**Task inputs:**

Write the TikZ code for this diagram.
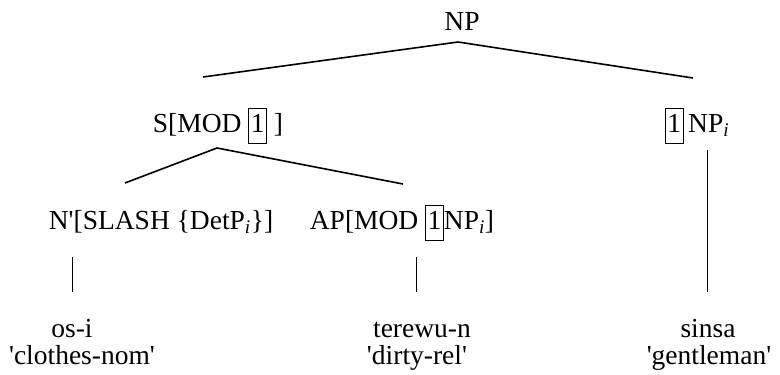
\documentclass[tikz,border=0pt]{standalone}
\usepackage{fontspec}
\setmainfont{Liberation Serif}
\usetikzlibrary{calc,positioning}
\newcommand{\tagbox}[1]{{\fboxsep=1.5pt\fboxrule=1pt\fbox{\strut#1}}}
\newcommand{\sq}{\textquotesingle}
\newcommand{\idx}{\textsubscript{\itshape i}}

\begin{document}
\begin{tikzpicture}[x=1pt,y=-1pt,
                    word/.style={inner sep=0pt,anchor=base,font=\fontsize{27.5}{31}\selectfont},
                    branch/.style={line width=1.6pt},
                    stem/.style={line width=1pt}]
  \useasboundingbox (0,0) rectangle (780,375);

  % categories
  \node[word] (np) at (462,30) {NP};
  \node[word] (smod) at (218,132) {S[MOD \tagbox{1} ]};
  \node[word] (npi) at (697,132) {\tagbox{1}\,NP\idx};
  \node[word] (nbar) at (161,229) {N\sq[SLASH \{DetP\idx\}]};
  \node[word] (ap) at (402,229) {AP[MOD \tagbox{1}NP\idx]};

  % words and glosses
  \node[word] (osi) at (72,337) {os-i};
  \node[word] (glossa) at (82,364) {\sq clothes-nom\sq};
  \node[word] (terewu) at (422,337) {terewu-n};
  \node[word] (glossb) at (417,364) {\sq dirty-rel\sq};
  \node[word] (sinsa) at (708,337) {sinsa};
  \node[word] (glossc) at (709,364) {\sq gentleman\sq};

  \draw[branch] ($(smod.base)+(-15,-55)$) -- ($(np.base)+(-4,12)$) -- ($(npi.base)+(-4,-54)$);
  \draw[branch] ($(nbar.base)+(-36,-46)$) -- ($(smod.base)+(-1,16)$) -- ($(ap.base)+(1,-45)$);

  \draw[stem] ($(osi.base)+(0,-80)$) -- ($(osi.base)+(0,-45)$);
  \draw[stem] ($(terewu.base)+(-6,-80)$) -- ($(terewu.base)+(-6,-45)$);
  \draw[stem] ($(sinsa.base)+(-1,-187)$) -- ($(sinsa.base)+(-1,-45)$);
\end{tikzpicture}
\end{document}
---
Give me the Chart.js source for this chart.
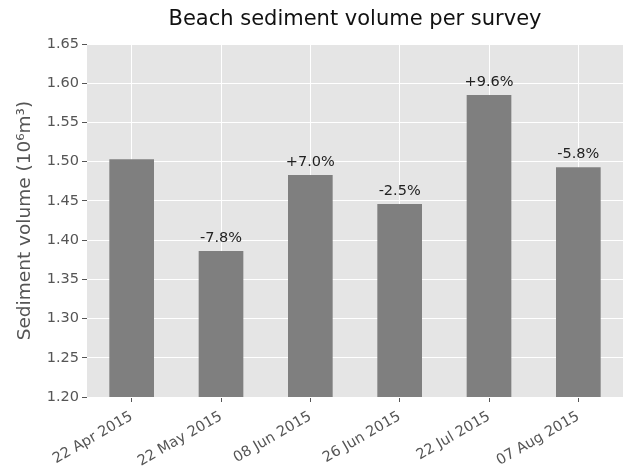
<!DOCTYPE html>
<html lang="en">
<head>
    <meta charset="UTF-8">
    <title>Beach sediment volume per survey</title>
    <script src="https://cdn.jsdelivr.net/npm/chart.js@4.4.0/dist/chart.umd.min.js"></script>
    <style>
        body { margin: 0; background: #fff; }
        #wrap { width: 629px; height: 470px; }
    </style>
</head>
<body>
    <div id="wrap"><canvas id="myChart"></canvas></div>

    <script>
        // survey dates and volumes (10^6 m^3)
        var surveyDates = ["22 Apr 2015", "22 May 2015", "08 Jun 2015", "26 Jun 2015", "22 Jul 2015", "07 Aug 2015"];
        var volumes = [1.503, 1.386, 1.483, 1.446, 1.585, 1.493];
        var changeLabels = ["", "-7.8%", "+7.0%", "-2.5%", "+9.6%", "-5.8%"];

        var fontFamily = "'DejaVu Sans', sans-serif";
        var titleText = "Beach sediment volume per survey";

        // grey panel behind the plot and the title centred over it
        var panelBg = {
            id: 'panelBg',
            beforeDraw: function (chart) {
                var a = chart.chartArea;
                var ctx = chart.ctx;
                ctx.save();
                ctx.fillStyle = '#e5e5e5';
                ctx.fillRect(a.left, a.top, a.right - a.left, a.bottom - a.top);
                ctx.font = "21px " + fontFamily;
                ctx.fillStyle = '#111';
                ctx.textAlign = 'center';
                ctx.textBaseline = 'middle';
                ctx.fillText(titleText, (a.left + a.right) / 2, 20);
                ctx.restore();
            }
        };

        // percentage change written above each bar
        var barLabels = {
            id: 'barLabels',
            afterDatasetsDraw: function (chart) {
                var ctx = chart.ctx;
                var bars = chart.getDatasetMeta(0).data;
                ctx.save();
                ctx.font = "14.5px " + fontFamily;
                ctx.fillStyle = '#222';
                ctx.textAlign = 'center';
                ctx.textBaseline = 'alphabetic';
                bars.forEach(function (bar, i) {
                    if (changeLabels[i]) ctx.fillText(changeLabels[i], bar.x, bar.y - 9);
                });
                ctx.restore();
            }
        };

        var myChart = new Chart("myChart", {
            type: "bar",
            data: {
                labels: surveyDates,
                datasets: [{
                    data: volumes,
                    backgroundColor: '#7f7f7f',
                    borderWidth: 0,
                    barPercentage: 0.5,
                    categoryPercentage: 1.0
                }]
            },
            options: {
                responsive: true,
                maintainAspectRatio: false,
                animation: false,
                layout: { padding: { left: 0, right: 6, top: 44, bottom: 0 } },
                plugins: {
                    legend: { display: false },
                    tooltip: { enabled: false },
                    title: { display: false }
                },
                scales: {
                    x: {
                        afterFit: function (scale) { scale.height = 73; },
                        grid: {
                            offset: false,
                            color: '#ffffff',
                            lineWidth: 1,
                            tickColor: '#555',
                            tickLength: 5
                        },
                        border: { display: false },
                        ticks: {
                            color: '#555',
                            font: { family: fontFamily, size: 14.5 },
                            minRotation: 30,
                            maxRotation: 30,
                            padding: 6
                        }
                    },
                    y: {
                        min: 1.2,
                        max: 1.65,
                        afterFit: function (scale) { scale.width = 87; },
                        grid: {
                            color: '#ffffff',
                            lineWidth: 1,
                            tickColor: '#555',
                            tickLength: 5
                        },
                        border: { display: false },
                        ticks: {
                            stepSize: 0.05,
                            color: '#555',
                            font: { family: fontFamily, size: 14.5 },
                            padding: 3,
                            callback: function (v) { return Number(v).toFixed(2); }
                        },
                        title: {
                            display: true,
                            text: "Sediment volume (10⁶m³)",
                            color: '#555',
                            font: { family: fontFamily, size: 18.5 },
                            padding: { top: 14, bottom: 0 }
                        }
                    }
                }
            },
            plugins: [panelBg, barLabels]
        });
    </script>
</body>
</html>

**Problem description:**
All lines above from the one containing "Write the TikZ code for this diagram." through the one containing "(0,0) rectangle (780,375);" are to be quoted exactly, and only those; pictures are left out.

**The response:**
Write the TikZ code for this diagram.
\documentclass[tikz,border=0pt]{standalone}
\usepackage{fontspec}
\setmainfont{Liberation Serif}
\usetikzlibrary{calc,positioning}
\newcommand{\tagbox}[1]{{\fboxsep=1.5pt\fboxrule=1pt\fbox{\strut#1}}}
\newcommand{\sq}{\textquotesingle}
\newcommand{\idx}{\textsubscript{\itshape i}}

\begin{document}
\begin{tikzpicture}[x=1pt,y=-1pt,
                    word/.style={inner sep=0pt,anchor=base,font=\fontsize{27.5}{31}\selectfont},
                    branch/.style={line width=1.6pt},
                    stem/.style={line width=1pt}]
  \useasboundingbox (0,0) rectangle (780,375);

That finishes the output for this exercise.